Je ne suis pas sûr que la Cour Européenne des Droits de l’Homme verra cette procédure avec les yeux de Chimène qu’a eus le président du tribunal de grande instance de Paris.
Ces deux arguments visant à faire échec à l’application de la loi ayant été écartés, il ne reste au juge qu’à fixer les obligations des FAI. Et il va faire le choix du a maxima.
Tout d’abord, il va estimer que le fait que l’hébergeur supposé, la société Neustar, n’ait pas valablement été cité à comparaître est indifférent. Simplement, le juge ne prononcera aucune condamnation à son égard, repoussant cela à une nouvelle audience le 2 septembre pour permettre à l’ARJEL de prouver que cette société anglaise a reçu sa citation en justice.

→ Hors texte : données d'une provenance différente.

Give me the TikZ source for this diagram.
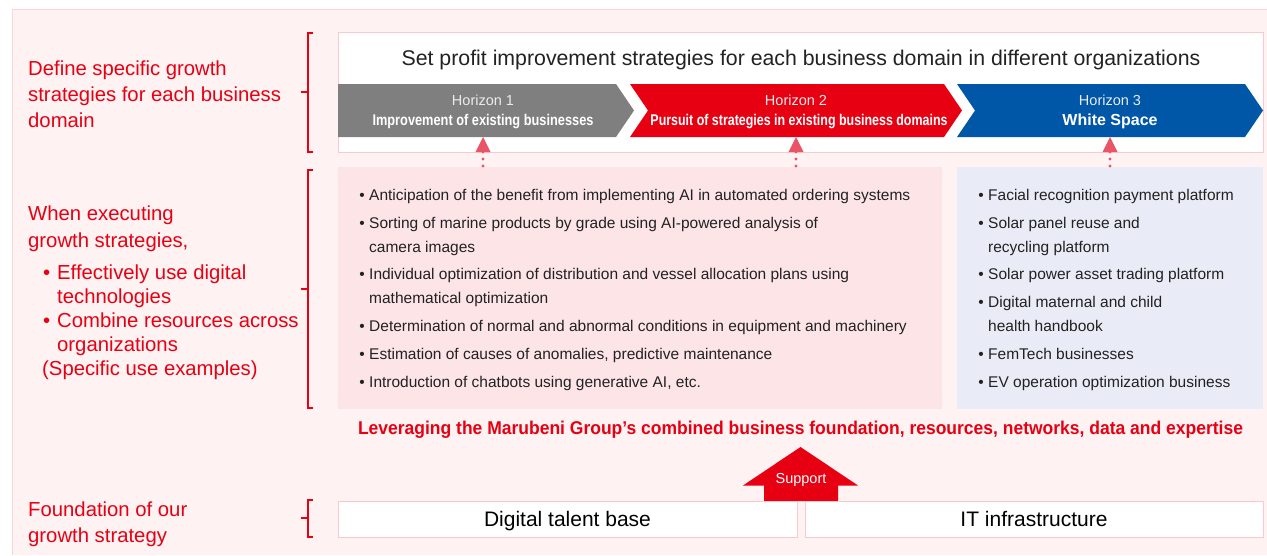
\documentclass[tikz,border=0pt]{standalone}
\usepackage{fontspec}
\setmainfont{Liberation Sans}
\usepackage{graphicx}
\usetikzlibrary{arrows.meta}
\definecolor{bgfill}{HTML}{FEF2F3}
\definecolor{bgline}{HTML}{FAD4D8}
\definecolor{boxline}{HTML}{F8C9CE}
\definecolor{mred}{HTML}{E60012}
\definecolor{mgray}{HTML}{7F7F7F}
\definecolor{mblue}{HTML}{0057A8}
\definecolor{pinkfill}{HTML}{FCE4E7}
\definecolor{bluefill}{HTML}{E9EBF6}
\definecolor{dotred}{HTML}{EA5565}
\definecolor{txt}{HTML}{222222}
\newcommand{\sq}[2]{\resizebox{#1pt}{\height}{#2}}
\newcommand{\bu}{\makebox[0pt][r]{\textbullet\hspace{4.5pt}}}
\newcommand{\lbu}{\makebox[0pt][r]{\textbullet\hspace{7pt}}}
\begin{document}
\begin{tikzpicture}[x=1pt,y=-1pt,
  lbl/.style={text=mred, font=\fontsize{20.3}{26}\selectfont, anchor=base west, inner sep=0pt},
  bul/.style={text=txt, font=\fontsize{15.5}{24}\selectfont, anchor=base west, inner sep=0pt},
  brk/.style={draw=mred, line width=1.5pt},
  wbox/.style={draw=boxline, line width=1pt, fill=white, anchor=north west, inner sep=0pt, outer sep=0pt},
  hsmall/.style={text=white!92!black, font=\fontsize{14.5}{16}\selectfont, anchor=base, inner sep=0pt},
  hbig/.style={text=white, font=\fontsize{15.5}{18}\selectfont\bfseries, anchor=base, inner sep=0pt},
  dotcon/.style={draw=dotred, line width=3.2pt, line cap=round, dash pattern=on 0pt off 7pt,
     -{Triangle[width=15pt,length=15pt,fill=dotred,line width=0pt,sep=0pt]}, shorten >=0pt},
]
\useasboundingbox (0,0) rectangle (1267,555);
\fill[white] (0,0) rectangle (1267,555);
\fill[bgfill] (12,9) rectangle (1267,555);
\draw[bgline, line width=1pt] (12,555) -- (12,9) -- (1267,9);

% brackets
\draw[brk] (313,33) -- (308,33) -- (308,152) -- (313,152);
\draw[brk] (301,92) -- (308,92);
\draw[brk] (313,170) -- (308,170) -- (308,408) -- (313,408);
\draw[brk] (301,289) -- (308,289);
\draw[brk] (313,500) -- (308,500) -- (308,537) -- (313,537);
\draw[brk] (301,518) -- (308,518);

% left labels
\node[lbl] (l1a) at (28,75) {Define specific growth};
\node[lbl] (l1b) at (28,101) {strategies for each business};
\node[lbl] (l1c) at (28,127) {domain};
\node[lbl] (l2a) at (28,220) {When executing};
\node[lbl] (l2b) at (28,247) {growth strategies,};
\node[lbl] (l2c) at (57,279) {\lbu Effectively use digital};
\node[lbl] (l2d) at (57,303) {technologies};
\node[lbl] (l2e) at (57,327) {\lbu Combine resources across};
\node[lbl] (l2f) at (57,351) {organizations};
\node[lbl] (l2g) at (42,375) {(Specific use examples)};
\node[lbl] (l3a) at (28,516) {Foundation of our};
\node[lbl] (l3b) at (28,542) {growth strategy};

% top box
\node[wbox, minimum width=925pt, minimum height=120pt] (topbox) at (338,32) {};
\node[text=txt, font=\fontsize{21.3}{24}\selectfont, anchor=base, inner sep=0pt] (title) at (801,65)
  {Set profit improvement strategies for each business domain in different organizations};

% horizon arrows
\fill[mgray] (338,84) -- (616,84) -- (634,110.5) -- (616,137) -- (338,137) -- cycle;
\fill[mred] (630,84) -- (944,84) -- (962,110.5) -- (944,137) -- (630,137) -- (648,110.5) -- cycle;
\fill[mblue] (957,84) -- (1245,84) -- (1263,110.5) -- (1245,137) -- (957,137) -- (975,110.5) -- cycle;
\node[hsmall] (h1a) at (483,105) {Horizon 1};
\node[hbig] (h1b) at (483,125) {\sq{221}{Improvement of existing businesses}};
\node[hsmall] (h2a) at (796,105) {Horizon 2};
\node[hbig] (h2b) at (799,125) {\sq{297}{Pursuit of strategies in existing business domains}};
\node[hsmall] (h3a) at (1110,105) {Horizon 3};
\node[text=white, font=\fontsize{16}{18}\selectfont\bfseries, anchor=base, inner sep=0pt] (h3b) at (1110,125.5) {White Space};
\coordinate (h1t) at (483,137);
\coordinate (h2t) at (796,137);
\coordinate (h3t) at (1110,137);

% example boxes
\node[fill=pinkfill, anchor=north west, minimum width=604pt, minimum height=242pt, inner sep=0pt, outer sep=0pt] (pinkbox) at (338,167) {};
\node[fill=bluefill, anchor=north west, minimum width=306pt, minimum height=242pt, inner sep=0pt, outer sep=0pt] (bluebox) at (957,167) {};

\coordinate (d1) at (483,166);
\coordinate (d2) at (796,166);
\coordinate (d3) at (1110,166);
\draw[dotcon] (d1) -- (h1t);
\draw[dotcon] (d2) -- (h2t);
\draw[dotcon] (d3) -- (h3t);

% pink bullets
\node[bul] (p1) at (369,200) {\bu Anticipation of the benefit from implementing AI in automated ordering systems};
\node[bul] (p2) at (369,228) {\bu Sorting of marine products by grade using AI-powered analysis of};
\node[bul] (p3) at (369,252) {camera images};
\node[bul] (p4) at (369,279) {\bu Individual optimization of distribution and vessel allocation plans using};
\node[bul] (p5) at (369,303) {mathematical optimization};
\node[bul] (p6) at (369,331) {\bu Determination of normal and abnormal conditions in equipment and machinery};
\node[bul] (p7) at (369,359) {\bu Estimation of causes of anomalies, predictive maintenance};
\node[bul] (p8) at (369,387) {\bu Introduction of chatbots using generative AI, etc.};

% blue bullets
\node[bul] (b1) at (988,200) {\bu Facial recognition payment platform};
\node[bul] (b2) at (988,228) {\bu Solar panel reuse and};
\node[bul] (b3) at (988,252) {recycling platform};
\node[bul] (b4) at (988,279) {\bu Solar power asset trading platform};
\node[bul] (b5) at (988,307) {\bu Digital maternal and child};
\node[bul] (b6) at (988,331) {health handbook};
\node[bul] (b7) at (988,359) {\bu FemTech businesses};
\node[bul] (b8) at (988,387) {\bu EV operation optimization business};

% leveraging line
\node[text=mred, font=\fontsize{18.5}{20}\selectfont\bfseries, anchor=base, inner sep=0pt] (lev) at (800.5,434.5)
  {\sq{885}{Leveraging the Marubeni Group’s combined business foundation, resources, networks, data and expertise}};

% support arrow
\fill[mred] (764,501) -- (764,485.5) -- (743,485.5) -- (800.5,447) -- (858,485.5) -- (838,485.5) -- (838,501) -- cycle;
\node[text=white, font=\fontsize{14.5}{16}\selectfont, anchor=base, inner sep=0pt] (sup) at (801,483) {Support};

% foundation boxes
\node[wbox, minimum width=459pt, minimum height=36pt] (talent) at (338,501) {};
\node[text=black, font=\fontsize{21}{24}\selectfont, anchor=base, inner sep=0pt] (talentt) at (567.5,526) {Digital talent base};
\node[wbox, minimum width=458pt, minimum height=36pt] (itbox) at (805,501) {};
\node[text=black, font=\fontsize{21}{24}\selectfont, anchor=base, inner sep=0pt] (itt) at (1034,526) {IT infrastructure};
\end{tikzpicture}
\end{document}
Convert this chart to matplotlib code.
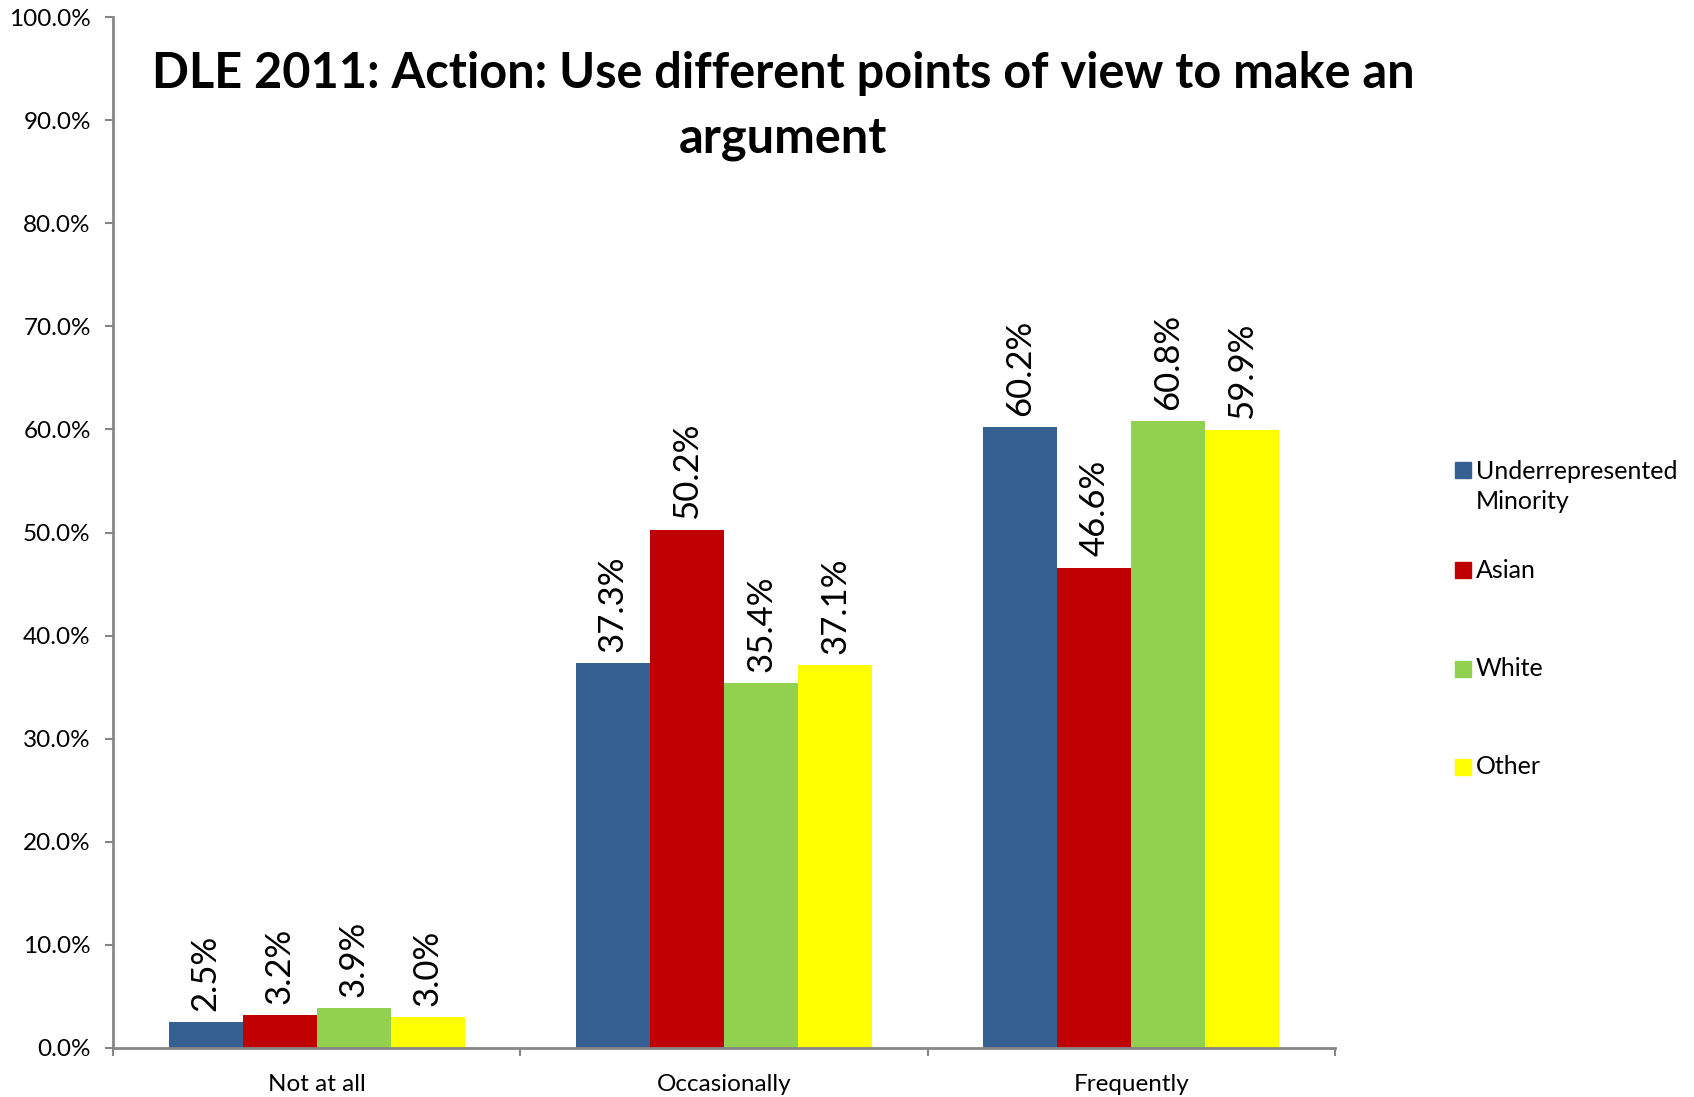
import matplotlib.pyplot as plt
from matplotlib.patches import Rectangle
import numpy as np

plt.rcParams['font.family'] = ['Lato', 'DejaVu Sans']

categories = ['Not at all', 'Occasionally', 'Frequently']
series = ['Underrepresented\nMinority', 'Asian', 'White', 'Other']
urm = [2.5, 37.3, 60.2]
asian = [3.2, 50.2, 46.6]
white = [3.9, 35.4, 60.8]
other = [3.0, 37.1, 59.9]
colors = ['#366092', '#C00000', '#92D050', '#FFFF00']

W, H = 1694, 1097
fig = plt.figure(figsize=(W / 100, H / 100), dpi=100)
ax = fig.add_axes([113 / W, 1 - 1048 / H, (1335 - 113) / W, (1048 - 17) / H])

x = np.arange(len(categories))
bw = 1 / 5.5
for i, vals in enumerate([urm, asian, white, other]):
    pos = x + (i - 1.5) * bw
    ax.bar(pos, vals, width=bw, color=colors[i], zorder=2)
    for px, v in zip(pos, vals):
        ax.annotate(f'{v:.1f}%', (px, v), xytext=(0, 8), textcoords='offset points',
                    rotation=90, ha='center', va='bottom', fontsize=25)

ax.set_xlim(-0.5, 2.5)
ax.set_ylim(0, 100)
ax.set_yticks(np.arange(0, 101, 10))
ax.set_yticklabels([f'{t:.1f}%' for t in np.arange(0, 101, 10)], fontsize=17.5)
ax.set_xticks(x)
ax.set_xticklabels(categories, fontsize=17.5)
ax.set_xticks([-0.5, 0.5, 1.5, 2.5], minor=True)
ax.tick_params(axis='x', which='major', length=0, pad=19)
ax.tick_params(axis='x', which='minor', length=6, width=1.5, color='#868686', direction='out')
ax.tick_params(axis='y', length=6, width=1.5, color='#868686', direction='out', pad=10)
for s in ['top', 'right']:
    ax.spines[s].set_visible(False)
for s in ['left', 'bottom']:
    ax.spines[s].set_color('#868686')
    ax.spines[s].set_linewidth(2)

fig.text(783 / W, 1 - 106 / H,
         'DLE 2011: Action: Use different points of view to make an\nargument',
         ha='center', va='center', fontsize=35, fontweight='bold', linespacing=1.55)

# legend
ys = [470, 570, 669, 767]
for name, c, yy in zip(series, colors, ys):
    n = name.count('\n')
    fig.add_artist(Rectangle((1455 / W, 1 - (yy + 8) / H), 16 / W, 16 / H,
                             transform=fig.transFigure, color=c))
    fig.text(1476 / W, 1 - (yy + n * 33 / 2) / H, name, ha='left', va='center',
             fontsize=18, linespacing=1.35)

fig.savefig('out.png', dpi=100)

Pour les FAI, c’est simple. Ils ont une obligation de résultat, donc doivent mettre en œuvre toutes les mesures nécessaires, telles que « blocage du nom de domaine, de l’adresse IP connue, de l’URL, ou par analyse du contenu des messages, au besoin cumulativement ». Le tout à leurs frais, faute de décret d’indemnisation, et ce dans un délai de deux mois, sous astreinte de 10 000 euros par jour de retard au-delà, avec exécution provisoire, c’est-à-dire qu’un éventuel appel ne sera pas suspensif.
Tout au plus le président rejette-t-il la demande de publication du jugement demandée par le président de l’ARJEL (mais je le fais gracieusement au pied de ce billet, qu’il ne me remercie pas), puisque cette mesure n’est pas prévue par l’article 61 et ne s’impose nullement.
Conclusion provisoire
Nous avons donc bel et bien un jugement au fond, j’insiste là dessus qui condamne les principaux FAI à empêcher l’accès à un site, par tout moyen, sur le mode du « demmerdez-vous, c’est à vos frais ».
C’est regrettable en soi, et le fait qu’une telle mesure n’est, à ce jour, susceptible de concerner que des sites de jeu en ligne n’est pas à mon sens de nature à rendre la chose insignifiante sous prétexte que je ne joue pas aux jeux d’argent.
Car cela révèle que l’État, pour parvenir à ses fins (ici protéger un marché réglementé, et on ose appeler ça la libéralisation du secteur des jeux en ligne !) est prêt à inventer des procédures abracadabrantesques, où l’on fait un procès à tout le monde sauf au principal intéressé parce que ce serait trop compliqué à faire exécuter, que les juges appliquent sans tiquer malgré des objections très sérieuses (celle de l’indemnisation n’étant pas la moindre, car aujourd’hui, il n’y a guère que l’argent qui arrête l’État).
Comment l’en blâmer, puisque ça marche. Au-delà des intérêts de Stanjames.com, dont je n’ai que faire, n’étant pas son avocat, il y a là pour la première fois la tentative de créer un internet franco-français, d’établir une frontière numérique autour de la France, en s’attaquant au goulot d’étranglement : les fournisseurs d’accès internet, passages obligés et en nombre limités.
La possibilité d’abus est considérable, et je ne suis pas sûr que les contre-pouvoirs existent pour les prévenir.